Encoder

See also: Machine learning terms

Overview

An encoder in the context of machine learning refers to a specific component of a broader class of algorithms, typically used in unsupervised learning tasks, such as dimensionality reduction and representation learning. Encoders work by transforming input data into a lower-dimensional, more compact representation, which can be efficiently used for further processing, such as for clustering, classification, or regression tasks.

Types of Encoders

Encoders can be categorized into different types based on the underlying architecture, learning paradigm, or the specific problem they are designed to address. Some common types of encoders include:

Autoencoders

Autoencoders are a type of neural network architecture that consist of two main components: the encoder and the decoder. The encoder transforms the input data into a lower-dimensional representation, while the decoder attempts to reconstruct the input data from this compressed representation. Autoencoders are typically used for unsupervised representation learning and can be used for tasks such as dimensionality reduction, denoising, and feature extraction.

Word Embeddings

In the field of natural language processing (NLP), encoders are frequently employed to convert words or phrases into continuous vector representations, known as word embeddings. These representations capture semantic and syntactic relationships between words, allowing for efficient processing and manipulation of textual data. Popular methods for generating word embeddings include Word2Vec, GloVe, and BERT.

Variational Autoencoders

Variational autoencoders (VAEs) are an extension of traditional autoencoders that introduce a probabilistic layer to the encoding process. This enables VAEs to learn a continuous distribution over the latent space, making them suitable for tasks such as generative modeling, data synthesis, and anomaly detection.

Use Cases

Encoders are employed in various machine learning applications, such as:

Dimensionality reduction: Encoders can reduce the dimensionality of high-dimensional data, making it easier to visualize and process.
Feature extraction: Encoders can learn meaningful, abstract representations of input data, which can be used as input for other machine learning models.
Data compression: Encoders can compress data by capturing only the most relevant information, leading to more efficient storage and transmission.
Denoising: Encoders can be used to remove noise from input data, improving the quality and reliability of the data for subsequent processing.

Explain Like I'm 5 (ELI5)

Imagine you have a big box of LEGOs, and you want to show your friend what's inside.

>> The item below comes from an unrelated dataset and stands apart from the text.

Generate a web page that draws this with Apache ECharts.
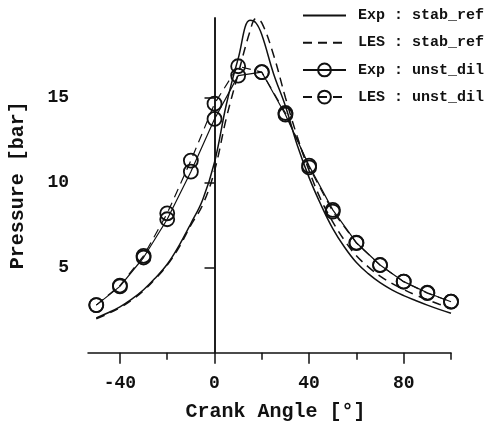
<!DOCTYPE html>
<html>
<head>
<meta charset="utf-8">
<script src="https://cdn.jsdelivr.net/npm/echarts@6/dist/echarts.min.js"></script>
<style>
html, body { margin: 0; background: #fff; }
#miGrafica { width: 499px; height: 425px; }
</style>
</head>
<body>
<div id="miGrafica"></div>
<script>
// Pressure traces

var stabAngles = [-50, -45, -40, -35, -30, -25, -20, -15, -10, -5, 0, 5, 10, 15, 17.5, 20, 25, 30, 35, 40, 45, 50, 55, 60, 65, 70, 75, 80, 85, 90, 95, 100];
var expStab = [2.05, 2.35, 2.7, 3.15, 3.7, 4.4, 5.2, 6.3, 7.6, 9.0, 11.2, 14.6, 17.3, 19.55, 19.4, 18.7, 16.4, 14.5, 12.2, 10.3, 8.7, 7.3, 6.2, 5.3, 4.65, 4.12, 3.7, 3.36, 3.07, 2.8, 2.55, 2.32];
var lesStab = [2.0, 2.3, 2.65, 3.1, 3.65, 4.35, 5.15, 6.2, 7.5, 8.7, 10.7, 13.8, 16.4, 18.9, 19.65, 19.4, 17.5, 15.0, 12.7, 10.7, 9.0, 7.7, 6.6, 5.7, 5.05, 4.5, 4.08, 3.72, 3.4, 3.12, 2.85, 2.62];

var dilAngles = [-50, -40, -30, -20, -10, 0, 10, 20, 30, 40, 50, 60, 70, 80, 90, 100];
var expDil = [2.8, 3.9, 5.6, 7.85, 10.65, 13.75, 16.3, 16.5, 14.0, 11.0, 8.4, 6.47, 5.16, 4.18, 3.53, 3.0];
var lesDil = [2.8, 3.95, 5.7, 8.2, 11.3, 14.65, 16.85, 16.5, 14.1, 10.9, 8.3, 6.45, 5.15, 4.18, 3.5, 3.0];

var xMajor = [-40, 0, 40, 80];
var xMinor = [-20, 20, 60, 100];
var yTicks = [5, 10, 15];

function pares(xs, ys) {
    return xs.map(function (x, i) { return [x, ys[i]]; });
}

var negro = '#111';
var hueco = 'rgba(0,0,0,0)';
var fuente = 'Liberation Mono';

var dom = document.getElementById('miGrafica');
var myChart = echarts.init(dom, null, { renderer: 'canvas' });

var option = {
    animation: false,
    backgroundColor: '#fff',
    grid: { left: 88, right: 48, top: 17.8, bottom: 72.3, outerBoundsMode: 'none' },
    legend: {
        orient: 'vertical',
        left: 297,
        top: 3,
        itemWidth: 43,
        itemHeight: 16,
        itemGap: 12.2,
        textStyle: { fontFamily: fuente, fontWeight: 'bold', fontSize: 15, color: negro, padding: [0, 0, 0, 7] },
        data: ['Exp : stab_ref', 'LES : stab_ref', 'Exp : unst_dil', 'LES : unst_dil']
    },
    xAxis: [
        {
            type: 'value', min: -53.5, max: 100, position: 'bottom',
            name: 'Crank Angle [°]', nameLocation: 'middle', nameGap: 49,
            nameTextStyle: { fontFamily: fuente, fontWeight: 'bold', fontSize: 20, color: negro, padding: [0, 0, 0, 12] },
            axisLine: { lineStyle: { color: negro, width: 1.5 } },
            axisTick: { customValues: xMajor, length: 11, lineStyle: { color: negro, width: 1.5 } },
            axisLabel: { customValues: xMajor, margin: 22, fontFamily: fuente, fontWeight: 'bold', fontSize: 18, color: negro },
            splitLine: { show: false }
        },
        {
            type: 'value', min: -53.5, max: 100, position: 'bottom',
            axisLine: { show: false },
            axisTick: { customValues: xMinor, length: 7, lineStyle: { color: negro, width: 1.5 } },
            axisLabel: { show: false },
            splitLine: { show: false }
        }
    ],
    yAxis: {
        type: 'value', min: 0, max: 19.7,
        name: 'Pressure [bar]', nameLocation: 'middle', nameGap: 60,
        nameTextStyle: { fontFamily: fuente, fontWeight: 'bold', fontSize: 20, color: negro },
        axisLine: { lineStyle: { color: negro, width: 1.5 } },
        axisTick: { customValues: yTicks, length: 10, lineStyle: { color: negro, width: 1.5 } },
        axisLabel: { customValues: yTicks, margin: 19, fontFamily: fuente, fontWeight: 'bold', fontSize: 18, color: negro },
        splitLine: { show: false }
    },
    series: [
        {
            name: 'Exp : stab_ref', type: 'line', data: pares(stabAngles, expStab),
            smooth: 0.4, symbol: 'none',
            lineStyle: { color: negro, width: 1.5 },
            itemStyle: { color: hueco },     // no marker in the legend
            markLine: {                       // vertical line at TDC
                silent: true, symbol: ['none', 'none'],
                label: { show: false },
                lineStyle: { color: negro, type: 'solid', width: 1.5 },
                data: [{ xAxis: 0 }]
            }
        },
        {
            name: 'LES : stab_ref', type: 'line', data: pares(stabAngles, lesStab),
            smooth: 0.4, symbol: 'none',
            lineStyle: { color: negro, width: 1.5, type: [9, 6] },
            itemStyle: { color: hueco }
        },
        {
            name: 'Exp : unst_dil', type: 'line', data: pares(dilAngles, expDil),
            symbol: 'circle', symbolSize: 14,
            lineStyle: { color: negro, width: 1.2 },
            itemStyle: { color: hueco, borderColor: negro, borderWidth: 1.8 }
        },
        {
            name: 'LES : unst_dil', type: 'line', data: pares(dilAngles, lesDil),
            symbol: 'circle', symbolSize: 14,
            lineStyle: { color: negro, width: 1.2, type: [9, 6] },
            itemStyle: { color: hueco, borderColor: negro, borderWidth: 1.8 }
        }
    ]
};

if (option && typeof option === 'object') {
    myChart.setOption(option);
}

window.addEventListener('resize', myChart.resize);
</script>
</body>
</html>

Instead of showing them every single LEGO piece, you take a picture of the box's contents. This picture is like an encoder: it takes all the information (the LEGOs) and turns it into a simpler, more manageable form (the picture).

In machine learning, an encoder does something similar. It takes a lot of data and turns it into a simpler form that is easier for computers to understand and work with. Encoders are used for various tasks, such as making pictures smaller (compression), removing unwanted noise from data (denoising), or helping computers understand the relationships between words in a text (word embeddings).